If there's one thing Walcott and his brothers, Trenton and triple-jump medallist Elton never lacked for, it's parental support.
It may be that Walcott inherited persistence from his parents.
"In villages like this, parents keep by their children," Toco councillor Terry Rondon said last Friday.
"And Keshorn's mother and father worked for that boy, to give him everything they could. And if they had to put roast fig on the table, they made sure their children had something to eat."
King later showed the Sunday Express his garden, a large part of which was inaccessible due to a poor agricultural access road.
With his family in the limelight and many asking him what changes he wants for his life, King's requests remain simple.
A better access road, a better water supply, a reliable supply of electricity, a coat of paint for the house.
In a village where people still leave their doors unlocked to "go down the road", needs tend to be basic.
About 50 families, most of them related, populate Trois Roches, French for "three rocks" and named for three rocks just off a bay from the village.
Rondon has already earmarked the cosy cove as a possible tourist attraction.
He is ecstatic over Walcott's Olympic victory and is honest about his hope that he may finally get to do the job he promised he would do.

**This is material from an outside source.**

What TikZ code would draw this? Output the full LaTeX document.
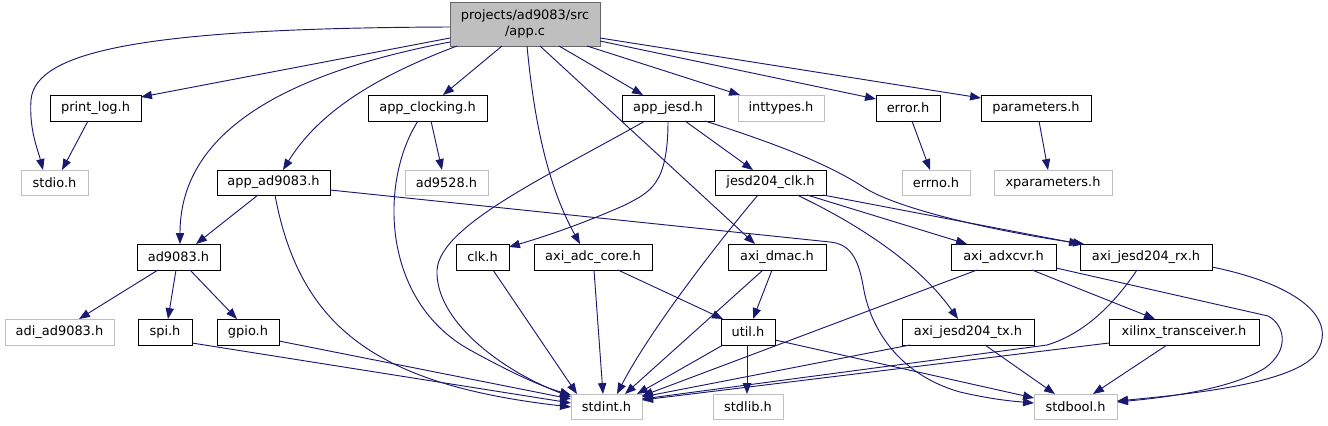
\documentclass[tikz,border=0pt]{standalone}
\usepackage{fontspec}
\setmainfont{DejaVu Sans}
\usetikzlibrary{arrows.meta}
\definecolor{edgeblue}{HTML}{191970}
\definecolor{gborder}{HTML}{BFBFBF}
\definecolor{mainfill}{HTML}{BFBFBF}
\definecolor{mainborder}{HTML}{666666}
\newcommand\bx[7]{\node[#7,minimum width={(#4-#2)*0.75pt},minimum height={(#5-#3)*0.75pt}] (#1) at ({(#2+#4)/2},{(#3+#5)/2}) {#6};}
\begin{document}
\begin{tikzpicture}[x=0.75pt,y=-0.75pt,
  every node/.style={inner sep=0pt,outer sep=0pt,font=\fontsize{9.7}{11.5}\selectfont},
  doc/.style={draw=black,line width=0.75pt,fill=white},
  ext/.style={draw=gborder,line width=0.75pt,fill=white},
  main/.style={draw=mainborder,line width=0.75pt,fill=mainfill,align=center},
  dep/.style={draw=edgeblue,line width=0.7pt,-{Triangle[length=8.2pt,width=6.2pt]}}]
\useasboundingbox (0,0) rectangle (1328,425);
% nodes
\bx{app}{450}{2}{600}{46}{projects/ad9083/src\\/app.c}{main}
\bx{plog}{50}{95}{141}{121}{print\_log.h}{doc}
\bx{stdio}{21}{170}{88}{195}{stdio.h}{ext}
\bx{appad}{217}{170}{330}{195}{app\_ad9083.h}{doc}
\bx{appclk}{368}{95}{487}{121}{app\_clocking.h}{doc}
\bx{ad9528}{405}{170}{488}{195}{ad9528.h}{ext}
\bx{appjesd}{622}{95}{714}{121}{app\_jesd.h}{doc}
\bx{inttypes}{738}{95}{824}{121}{inttypes.h}{ext}
\bx{error}{876}{95}{940}{121}{error.h}{doc}
\bx{params}{981}{95}{1091}{121}{parameters.h}{doc}
\bx{errno}{902}{170}{970}{195}{errno.h}{ext}
\bx{xparams}{994}{170}{1112}{195}{xparameters.h}{ext}
\bx{jclk}{715}{170}{826}{195}{jesd204\_clk.h}{doc}
\bx{ad9083}{137}{244}{220}{270}{ad9083.h}{doc}
\bx{adi}{5}{319}{114}{345}{adi\_ad9083.h}{ext}
\bx{spi}{138}{319}{192}{345}{spi.h}{doc}
\bx{gpio}{217}{319}{279}{345}{gpio.h}{doc}
\bx{clk}{456}{244}{509}{270}{clk.h}{doc}
\bx{adc}{534}{244}{652}{270}{axi\_adc\_core.h}{doc}
\bx{dmac}{728}{244}{826}{270}{axi\_dmac.h}{doc}
\bx{util}{721}{319}{775}{345}{util.h}{doc}
\bx{stdint}{571}{394}{642}{419}{stdint.h}{ext}
\bx{stdlib}{713}{394}{783}{419}{stdlib.h}{ext}
\bx{adxcvr}{951}{244}{1056}{270}{axi\_adxcvr.h}{doc}
\bx{rx}{1080}{244}{1212}{270}{axi\_jesd204\_rx.h}{doc}
\bx{tx}{902}{319}{1034}{345}{axi\_jesd204\_tx.h}{doc}
\bx{xil}{1109}{319}{1259}{345}{xilinx\_transceiver.h}{doc}
\bx{stdbool}{1034}{394}{1117}{419}{stdbool.h}{ext}
% edges from app.c
\draw[dep] (app.west |- 0,27) .. controls (150,28) and (35,50) .. (31,100) .. controls (29,130) and (38,150) .. (stdio.north -| 43,0);
\draw[dep] (app.west |- 0,38) -- (plog.east |- 0,97);
\draw[dep] (app.west |- 0,42) .. controls (250,80) and (180,150) .. (ad9083.north -| 180,0);
\draw[dep] (app.south -| 457,0) .. controls (380,75) and (320,110) .. (appad.north -| 283,0);
\draw[dep] (app.south -| 502,0) -- (appclk.north -| 443,0);
\draw[dep] (app.south -| 527,0) .. controls (535,130) and (550,190) .. (adc.north -| 580,0);
\draw[dep] (app.south -| 540,0) -- (dmac.north -| 755,0);
\draw[dep] (app.south -| 559,0) -- (appjesd.north -| 643,0);
\draw[dep] (app.south -| 587,0) -- (inttypes.north -| 740,0);
\draw[dep] (app.east |- 0,41) -- (error.west |- 0,99);
\draw[dep] (app.east |- 0,38) -- (params.west |- 0,98);
% second level
\draw[dep] (plog.south -| 88,0) -- (stdio.north -| 62,0);
\draw[dep] (appclk.south -| 431,0) -- (ad9528.north -| 442,0);
\draw[dep] (appclk.south -| 418,0) .. controls (380,180) and (380,300) .. (470,350) .. controls (510,372) and (540,386) .. (stdint.west |- 0,395);
\draw[dep] (appjesd.south -| 645,0) .. controls (550,175) and (440,225) .. (437,270) .. controls (435,320) and (500,370) .. (stdint.west |- 0,397);
\draw[dep] (appjesd.south -| 668,0) .. controls (668,185) and (650,192) .. (625,205) .. controls (580,225) and (540,238) .. (clk.east |- 0,247);
\draw[dep] (appjesd.south -| 685,0) -- (jclk.north -| 753,0);
\draw[dep] (appjesd.south -| 705,0) .. controls (780,145) and (830,165) .. (865,188) .. controls (900,210) and (1000,232) .. (rx.north -| 1084,0);
\draw[dep] (error.south -| 912,0) -- (errno.north -| 930,0);
\draw[dep] (params.south -| 1039,0) -- (xparams.north -| 1048,0);
\draw[dep] (appad.south -| 258,0) -- (ad9083.north -| 196,0);
\draw[dep] (appad.south -| 275,0) .. controls (300,330) and (380,385) .. (stdint.west |- 0,407);
\draw[dep] (appad.east |- 0,190) -- (830,242) .. controls (850,244) and (858,258) .. (863,285) .. controls (870,330) and (900,375) .. (960,392) .. controls (990,399) and (1010,401) .. (stdbool.west |- 0,403);
\draw[dep] (ad9083.south -| 158,0) -- (adi.north -| 79,0);
\draw[dep] (ad9083.south -| 176,0) -- (spi.north -| 168,0);
\draw[dep] (ad9083.south -| 190,0) -- (gpio.north -| 237,0);
\draw[dep] (spi.east |- 0,343) -- (stdint.west |- 0,403);
\draw[dep] (gpio.east |- 0,341) -- (stdint.west |- 0,399);
\draw[dep] (clk.south -| 493,0) -- (stdint.north -| 577,0);
\draw[dep] (adc.south -| 594,0) -- (stdint.north -| 603,0);
\draw[dep] (adc.south -| 618,0) -- (util.north -| 723,0);
\draw[dep] (dmac.south -| 763,0) -- (stdint.north -| 625,0);
\draw[dep] (dmac.south -| 772,0) -- (util.north -| 753,0);
\draw[dep] (jclk.south -| 758,0) .. controls (720,240) and (650,330) .. (stdint.north -| 617,0);
\draw[dep] (jclk.south -| 807,0) -- (adxcvr.north -| 967,0);
\draw[dep] (jclk.south -| 823,0) -- (rx.north -| 1080,0);
\draw[dep] (jclk.south -| 797,0) .. controls (860,225) and (920,265) .. (tx.north -| 958,0);
\draw[dep] (util.south -| 723,0) -- (stdint.north -| 637,0);
\draw[dep] (util.south -| 747,0) -- (stdlib.north -| 747,0);
\draw[dep] (util.east |- 0,340) -- (stdbool.west |- 0,398);
\draw[dep] (adxcvr.south -| 977,0) -- (stdint.east |- 0,396);
\draw[dep] (adxcvr.south -| 1032,0) -- (xil.north -| 1155,0);
\draw[dep] (adxcvr.east |- 0,268) -- (1268,316) .. controls (1285,325) and (1290,350) .. (1265,368) .. controls (1230,390) and (1160,398) .. (stdbool.east |- 0,402);
\draw[dep] (rx.south -| 1137,0) .. controls (1110,310) and (1080,335) .. (1047,345) -- (stdint.east |- 0,399);
\draw[dep] (rx.east |- 0,267) .. controls (1300,285) and (1340,320) .. (1315,355) .. controls (1290,385) and (1180,395) .. (stdbool.east |- 0,401);
\draw[dep] (tx.south -| 910,0) -- (stdint.east |- 0,397);
\draw[dep] (tx.south -| 985,0) -- (stdbool.north -| 1055,0);
\draw[dep] (xil.west |- 0,343) -- (stdint.east |- 0,400);
\draw[dep] (xil.south -| 1167,0) -- (stdbool.north -| 1093,0);
\end{tikzpicture}
\end{document}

"I want to see the people of Toco get the standard of living they deserve," Rondon said.
"This part of the North Coast, Matura to Matelot, or M2M, as we call it, is one of the country's biggest tourist areas, both local and foreign. And the amenities here need to be much better – both for visitors and for the residents.
Toco people know about having visitors. They are the ones who have kept this flow alive and they deserve better."
About 9,000 people live along the M2M stretch.
Unemployment is high and infrastructure low but there is little crime.
The road from Matura to Grande Riviere and Matelot is desperately in need of repair.
Rondon has been trying for years to source the funds for beach monitors and proper waste-disposal amenities, including dustbins and bathrooms.
At the Toco Lighthouse, which is to be renamed in honour of Walcott, the tiny row of toilets is permanently out of order and the access road is pot-holed.
Most of the wooden bridges along the road are also unreliable.
Rondon hopes to use a recently formed work programme, aimed at giving single-parents a financial boost before the new school term in September, to clean up the roadway.
There is no fire station and the police station is in need of repairs.
At Grande Riviere, one of the world's top nesting sites for endangered leatherbacks, the community centre that was once used by locals and visitors is in complete ruins.
The Grande Riviere Fishing Centre is also a shell, overgrown and out of use for years.
"We need the funding to bring this area up to scratch," Rondon said.
"We are hoping, with the attention the coast is getting now, to see changes that are long overdue."